* YOUR INSTRUCTIONS:
Would you repeat the listing exactly but omit every picture?

┄┄┄┄┄┄┄┄┄┄

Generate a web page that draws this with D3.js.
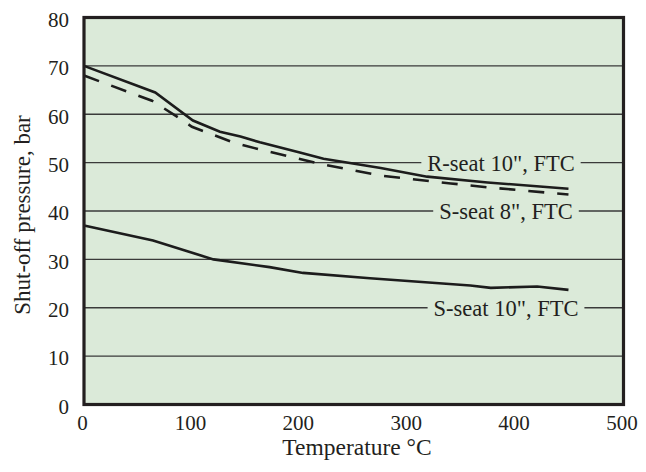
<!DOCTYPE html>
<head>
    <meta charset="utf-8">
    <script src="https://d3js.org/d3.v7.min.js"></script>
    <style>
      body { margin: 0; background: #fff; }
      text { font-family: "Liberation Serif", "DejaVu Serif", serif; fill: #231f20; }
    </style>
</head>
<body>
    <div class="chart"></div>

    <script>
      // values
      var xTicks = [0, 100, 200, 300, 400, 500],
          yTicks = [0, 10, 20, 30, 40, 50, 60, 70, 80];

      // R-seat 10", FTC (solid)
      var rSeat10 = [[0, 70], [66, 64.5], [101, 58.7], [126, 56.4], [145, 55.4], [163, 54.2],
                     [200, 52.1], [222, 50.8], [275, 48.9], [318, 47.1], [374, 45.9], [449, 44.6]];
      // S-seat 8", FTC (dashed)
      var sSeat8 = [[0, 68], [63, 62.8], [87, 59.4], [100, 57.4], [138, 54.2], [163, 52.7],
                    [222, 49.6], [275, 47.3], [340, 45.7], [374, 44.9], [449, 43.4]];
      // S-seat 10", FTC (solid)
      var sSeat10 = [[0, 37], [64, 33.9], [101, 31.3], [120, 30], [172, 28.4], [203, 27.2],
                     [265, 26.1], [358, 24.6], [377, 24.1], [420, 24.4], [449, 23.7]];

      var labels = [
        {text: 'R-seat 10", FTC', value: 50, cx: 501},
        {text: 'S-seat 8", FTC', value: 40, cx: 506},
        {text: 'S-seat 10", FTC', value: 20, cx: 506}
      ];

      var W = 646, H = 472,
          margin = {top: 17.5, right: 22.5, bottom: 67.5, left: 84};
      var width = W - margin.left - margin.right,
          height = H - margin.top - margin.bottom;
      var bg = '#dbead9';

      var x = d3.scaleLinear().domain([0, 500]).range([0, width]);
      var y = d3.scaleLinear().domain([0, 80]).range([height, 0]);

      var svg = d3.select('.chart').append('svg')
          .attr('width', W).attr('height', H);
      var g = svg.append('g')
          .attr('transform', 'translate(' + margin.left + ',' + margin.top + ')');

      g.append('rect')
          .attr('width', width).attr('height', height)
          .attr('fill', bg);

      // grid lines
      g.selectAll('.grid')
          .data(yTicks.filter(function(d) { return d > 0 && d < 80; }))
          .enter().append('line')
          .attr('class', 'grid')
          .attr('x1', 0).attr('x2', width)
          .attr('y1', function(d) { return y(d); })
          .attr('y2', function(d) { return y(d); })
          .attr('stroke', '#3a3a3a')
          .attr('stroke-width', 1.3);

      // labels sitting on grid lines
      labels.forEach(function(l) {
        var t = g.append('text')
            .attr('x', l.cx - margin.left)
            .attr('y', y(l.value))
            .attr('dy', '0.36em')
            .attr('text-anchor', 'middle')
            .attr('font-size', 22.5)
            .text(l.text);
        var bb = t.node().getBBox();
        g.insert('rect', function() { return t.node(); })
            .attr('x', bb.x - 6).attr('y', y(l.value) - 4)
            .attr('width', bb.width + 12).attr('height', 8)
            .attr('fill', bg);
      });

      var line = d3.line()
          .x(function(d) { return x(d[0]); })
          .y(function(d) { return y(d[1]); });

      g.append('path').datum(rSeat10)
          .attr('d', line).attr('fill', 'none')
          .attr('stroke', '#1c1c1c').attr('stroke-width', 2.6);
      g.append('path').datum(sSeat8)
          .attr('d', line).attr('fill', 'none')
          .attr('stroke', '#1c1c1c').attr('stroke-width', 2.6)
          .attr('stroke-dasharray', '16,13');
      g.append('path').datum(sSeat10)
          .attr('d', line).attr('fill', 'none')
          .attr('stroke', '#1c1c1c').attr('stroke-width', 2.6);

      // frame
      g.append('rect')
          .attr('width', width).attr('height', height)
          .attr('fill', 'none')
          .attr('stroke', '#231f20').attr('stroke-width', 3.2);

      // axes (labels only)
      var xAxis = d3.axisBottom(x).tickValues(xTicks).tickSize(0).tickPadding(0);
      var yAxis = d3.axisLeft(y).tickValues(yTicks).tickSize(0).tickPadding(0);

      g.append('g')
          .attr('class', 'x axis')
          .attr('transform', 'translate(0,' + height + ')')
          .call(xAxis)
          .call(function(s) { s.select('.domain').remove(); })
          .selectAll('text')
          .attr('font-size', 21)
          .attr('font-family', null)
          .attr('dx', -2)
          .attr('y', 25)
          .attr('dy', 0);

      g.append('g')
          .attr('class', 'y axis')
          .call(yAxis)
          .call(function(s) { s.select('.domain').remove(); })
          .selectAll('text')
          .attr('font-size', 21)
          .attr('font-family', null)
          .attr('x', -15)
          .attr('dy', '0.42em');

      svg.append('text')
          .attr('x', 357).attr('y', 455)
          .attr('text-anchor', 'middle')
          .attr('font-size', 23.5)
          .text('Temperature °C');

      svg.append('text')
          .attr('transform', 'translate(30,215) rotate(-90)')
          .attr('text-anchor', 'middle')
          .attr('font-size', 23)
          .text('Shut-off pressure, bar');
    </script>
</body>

┄┄┄┄┄┄┄┄┄┄

* SOLUTION BELOW:
Generate a web page that draws this with D3.js.
<!DOCTYPE html>
<head>
    <meta charset="utf-8">
    <script src="https://d3js.org/d3.v7.min.js"></script>
    <style>
      body { margin: 0; background: #fff; }
      text { font-family: "Liberation Serif", "DejaVu Serif", serif; fill: #231f20; }
    </style>
</head>
<body>
    <div class="chart"></div>

    <script>
      // values
      var xTicks = [0, 100, 200, 300, 400, 500],
          yTicks = [0, 10, 20, 30, 40, 50, 60, 70, 80];

      // R-seat 10", FTC (solid)
      var rSeat10 = [[0, 70], [66, 64.5], [101, 58.7], [126, 56.4], [145, 55.4], [163, 54.2],
                     [200, 52.1], [222, 50.8], [275, 48.9], [318, 47.1], [374, 45.9], [449, 44.6]];
      // S-seat 8", FTC (dashed)
      var sSeat8 = [[0, 68], [63, 62.8], [87, 59.4], [100, 57.4], [138, 54.2], [163, 52.7],
                    [222, 49.6], [275, 47.3], [340, 45.7], [374, 44.9], [449, 43.4]];
      // S-seat 10", FTC (solid)
      var sSeat10 = [[0, 37], [64, 33.9], [101, 31.3], [120, 30], [172, 28.4], [203, 27.2],
                     [265, 26.1], [358, 24.6], [377, 24.1], [420, 24.4], [449, 23.7]];

      var labels = [
        {text: 'R-seat 10", FTC', value: 50, cx: 501},
        {text: 'S-seat 8", FTC', value: 40, cx: 506},
        {text: 'S-seat 10", FTC', value: 20, cx: 506}
      ];

      var W = 646, H = 472,
          margin = {top: 17.5, right: 22.5, bottom: 67.5, left: 84};
      var width = W - margin.left - margin.right,
          height = H - margin.top - margin.bottom;
      var bg = '#dbead9';

      var x = d3.scaleLinear().domain([0, 500]).range([0, width]);
      var y = d3.scaleLinear().domain([0, 80]).range([height, 0]);

      var svg = d3.select('.chart').append('svg')
          .attr('width', W).attr('height', H);
      var g = svg.append('g')
          .attr('transform', 'translate(' + margin.left + ',' + margin.top + ')');

      g.append('rect')
          .attr('width', width).attr('height', height)
          .attr('fill', bg);

      // grid lines
      g.selectAll('.grid')
          .data(yTicks.filter(function(d) { return d > 0 && d < 80; }))
          .enter().append('line')
          .attr('class', 'grid')
          .attr('x1', 0).attr('x2', width)
          .attr('y1', function(d) { return y(d); })
          .attr('y2', function(d) { return y(d); })
          .attr('stroke', '#3a3a3a')
          .attr('stroke-width', 1.3);

      // labels sitting on grid lines
      labels.forEach(function(l) {
        var t = g.append('text')
            .attr('x', l.cx - margin.left)
            .attr('y', y(l.value))
            .attr('dy', '0.36em')
            .attr('text-anchor', 'middle')
            .attr('font-size', 22.5)
            .text(l.text);
        var bb = t.node().getBBox();
        g.insert('rect', function() { return t.node(); })
            .attr('x', bb.x - 6).attr('y', y(l.value) - 4)
            .attr('width', bb.width + 12).attr('height', 8)
            .attr('fill', bg);
      });

      var line = d3.line()
          .x(function(d) { return x(d[0]); })
          .y(function(d) { return y(d[1]); });

      g.append('path').datum(rSeat10)
          .attr('d', line).attr('fill', 'none')
          .attr('stroke', '#1c1c1c').attr('stroke-width', 2.6);
      g.append('path').datum(sSeat8)
          .attr('d', line).attr('fill', 'none')
          .attr('stroke', '#1c1c1c').attr('stroke-width', 2.6)
          .attr('stroke-dasharray', '16,13');
      g.append('path').datum(sSeat10)
          .attr('d', line).attr('fill', 'none')
          .attr('stroke', '#1c1c1c').attr('stroke-width', 2.6);

      // frame
      g.append('rect')
          .attr('width', width).attr('height', height)
          .attr('fill', 'none')
          .attr('stroke', '#231f20').attr('stroke-width', 3.2);

      // axes (labels only)
      var xAxis = d3.axisBottom(x).tickValues(xTicks).tickSize(0).tickPadding(0);
      var yAxis = d3.axisLeft(y).tickValues(yTicks).tickSize(0).tickPadding(0);

      g.append('g')
          .attr('class', 'x axis')
          .attr('transform', 'translate(0,' + height + ')')
          .call(xAxis)
          .call(function(s) { s.select('.domain').remove(); })
          .selectAll('text')
          .attr('font-size', 21)
          .attr('font-family', null)
          .attr('dx', -2)
          .attr('y', 25)
          .attr('dy', 0);

      g.append('g')
          .attr('class', 'y axis')
          .call(yAxis)
          .call(function(s) { s.select('.domain').remove(); })
          .selectAll('text')
          .attr('font-size', 21)
          .attr('font-family', null)
          .attr('x', -15)
          .attr('dy', '0.42em');

      svg.append('text')
          .attr('x', 357).attr('y', 455)
          .attr('text-anchor', 'middle')
          .attr('font-size', 23.5)
          .text('Temperature °C');

      svg.append('text')
          .attr('transform', 'translate(30,215) rotate(-90)')
          .attr('text-anchor', 'middle')
          .attr('font-size', 23)
          .text('Shut-off pressure, bar');
    </script>
</body>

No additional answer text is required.